His “outing,” then, serves as pivotal moment for both the character and the game in its presentation of a trans identity. Prompto’s identity as non-human is hidden so well that it can be easily missed before and up to the point where he disappears from the party during the latter part of the game. However, it is in his rescue as a non-human which places him, within the construction of the game, as also non-masculine, too. The game hints toward the player and Noctus that his friend has been lying to him through the series of events in the rescue mission and forces through its plot for Noctus to finally confront the last obstacle of him becoming king (and a ‘true’ man) of putting on the Ring of the Lucii. However, proportional to Noctus’ rise into the game’s construction of manhood is also the stripping away of the performance of Prompto: his exposure of non-human happens as the friends reunite and Noctus go on without them to confront Ardyn before his final transformation into the savior.
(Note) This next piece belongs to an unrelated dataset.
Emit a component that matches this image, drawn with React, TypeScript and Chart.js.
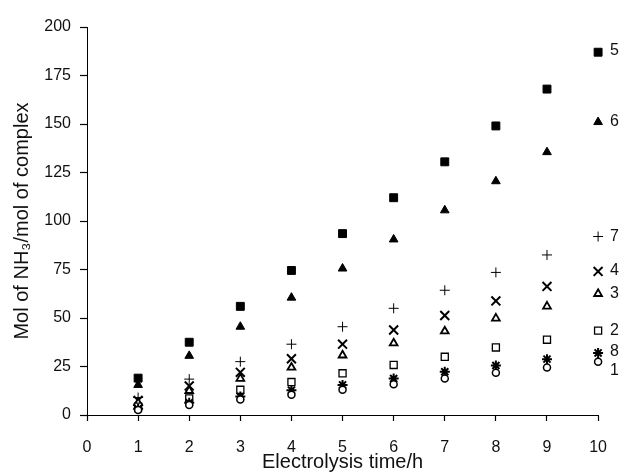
import React, { useEffect, useRef } from "react";
import { Chart, registerables } from "chart.js";

Chart.register(...registerables);

const hours = [1, 2, 3, 4, 5, 6, 7, 8, 9, 10];
const yTickStep = 25;
const yMax = 200;
const xMax = 10;

const series1 = [2.6, 5.2, 8, 10.5, 13, 15.8, 18.8, 21.8, 24.5, 27.5];
const series8 = [3.2, 6.3, 9.5, 12.8, 15.5, 18.8, 22.3, 25.5, 28.8, 32];
const series2 = [4.3, 8.6, 13, 17, 21.5, 25.8, 30, 34.8, 38.8, 43.5];
const series3 = [6.2, 12.5, 18.8, 24.5, 30.8, 37, 43.2, 49.8, 56, 62.5];
const series4 = [7.5, 15, 22, 29, 36.5, 43.8, 51.3, 58.8, 66.3, 74];
const series7 = [9, 18.5, 27.5, 36.5, 45.5, 55, 64.3, 73.5, 82.5, 92];
const series6 = [15.5, 30.5, 45.5, 60.5, 75.5, 90.5, 105.5, 120.5, 135.5, 151];
const series5 = [19, 37.5, 56, 74.5, 93.5, 112, 130.5, 149, 168, 187];

const seriesLabels = ["1", "8", "2", "3", "4", "7", "6", "5"];

const FONT = "'Liberation Sans', Arial, sans-serif";

const endLabelPlugin = {
  id: "endLabels",
  afterDatasetsDraw(chart: any) {
    const { ctx } = chart;
    const xs = chart.scales.x;
    const ys = chart.scales.y;
    const offsets: Record<string, number> = { "1": 9, "5": -2, "4": -1, "8": -1 };
    ctx.save();
    ctx.fillStyle = "#111";
    ctx.font = `16px ${FONT}`;
    ctx.textAlign = "left";
    ctx.textBaseline = "middle";
    chart.data.datasets.forEach((ds: any) => {
      const last = ds.data[ds.data.length - 1];
      const px = xs.getPixelForValue(last.x) + 12;
      const py = ys.getPixelForValue(last.y) + (offsets[ds.label] || 0);
      ctx.fillText(ds.label, px, py);
    });
    ctx.restore();
  },
};

function toPoints(vals: number[]) {
  return vals.map((v, i) => ({ x: hours[i], y: v }));
}

export default function App() {
  const ref = useRef<HTMLCanvasElement | null>(null);
  useEffect(() => {
    if (!ref.current) return;
    const styles: Record<string, any> = {
      "1": { pointStyle: "circle", pointRadius: 3.5, borderWidth: 1.5, fill: "#fff" },
      "8": { pointStyle: "star", pointRadius: 5, borderWidth: 2, fill: "#000" },
      "2": { pointStyle: "rect", pointRadius: 5, borderWidth: 1.3, fill: "#fff" },
      "3": { pointStyle: "triangle", pointRadius: 4.5, borderWidth: 1.8, fill: "#fff" },
      "4": { pointStyle: "crossRot", pointRadius: 6.3, borderWidth: 2, fill: "#000" },
      "7": { pointStyle: "cross", pointRadius: 5, borderWidth: 1, fill: "#000" },
      "6": { pointStyle: "triangle", pointRadius: 5, borderWidth: 1, fill: "#000" },
      "5": { pointStyle: "rect", pointRadius: 5.6, borderWidth: 1, fill: "#000" },
    };
    const allSeries = [series1, series8, series2, series3, series4, series7, series6, series5];
    const datasets = allSeries.map((vals, i) => {
      const lab = seriesLabels[i];
      const s = styles[lab];
      return {
        label: lab,
        data: toPoints(vals),
        showLine: false,
        clip: false,
        pointStyle: s.pointStyle,
        pointRadius: s.pointRadius,
        pointHoverRadius: s.pointRadius,
        pointBorderWidth: s.borderWidth,
        pointBorderColor: "#000",
        pointBackgroundColor: s.fill,
        borderColor: "#000",
        backgroundColor: s.fill,
      };
    });
    const chart = new Chart(ref.current, {
      type: "scatter",
      data: { datasets },
      plugins: [endLabelPlugin],
      options: {
        animation: false,
        responsive: false,
        devicePixelRatio: 1,
        layout: { padding: { top: 27, right: 22, left: 0, bottom: 0 } },
        plugins: {
          legend: { display: false },
          tooltip: { enabled: false },
        },
        scales: {
          x: {
            type: "linear",
            min: 0,
            max: xMax,
            afterFit: (s: any) => {
              s.height = 59;
            },
            ticks: {
              stepSize: 1,
              color: "#111",
              font: { family: FONT, size: 16 },
              padding: 17,
            },
            grid: {
              display: true,
              drawOnChartArea: false,
              drawTicks: true,
              tickLength: 6,
              tickWidth: 1.2,
              tickColor: "#000",
              color: "#000",
            },
            border: { display: true, color: "#000", width: 1 },
            title: {
              display: true,
              text: "Electrolysis time/h",
              color: "#111",
              font: { family: FONT, size: 20 },
              padding: { top: 0, bottom: 0 },
            },
          },
          y: {
            type: "linear",
            min: 0,
            max: yMax,
            afterFit: (s: any) => {
              s.width = 87;
            },
            ticks: {
              stepSize: yTickStep,
              color: "#111",
              font: { family: FONT, size: 16 },
              padding: 9,
            },
            grid: {
              display: true,
              drawOnChartArea: false,
              drawTicks: true,
              tickLength: 7,
              tickWidth: 1.2,
              tickColor: "#000",
              color: "#000",
            },
            border: { display: true, color: "#000", width: 1 },
            title: {
              display: true,
              text: "Mol of NH\u2083/mol of complex",
              color: "#111",
              font: { family: FONT, size: 20 },
              padding: { top: 10, bottom: 0 },
            },
          },
        },
      },
    } as any);
    return () => chart.destroy();
  }, []);
  return (
    <div style={{ position: "fixed", left: 0, top: 0, width: 624, height: 474, background: "#fff" }}>
      <canvas ref={ref} width={624} height={474} />
    </div>
  );
}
While this would be a tragic and terrible way to rip away the performance of Prompto and leave the game there, the men also have a final moment together under the stars where they bond for one last time and their differences between are, at least for the moment, put away as they gear up for the final battle. While Prompto’s identity is briefly mentioned here, it is also not questioned and the intervening years while Noctus was gone are not mentioned. It could be possible that Prompto had adopted a different performance or was even accepted as he was before this point. Regardless, however, it is at this point and on to the end in which the men have finally come to understand, in part, each other and have an equal footing with each other. For whatever Prompto may have performed previous this, he is considered part of the brotherhood of the group even with the now knowledge that he trans and non-human. He belongs. He is accepted as he wants to be.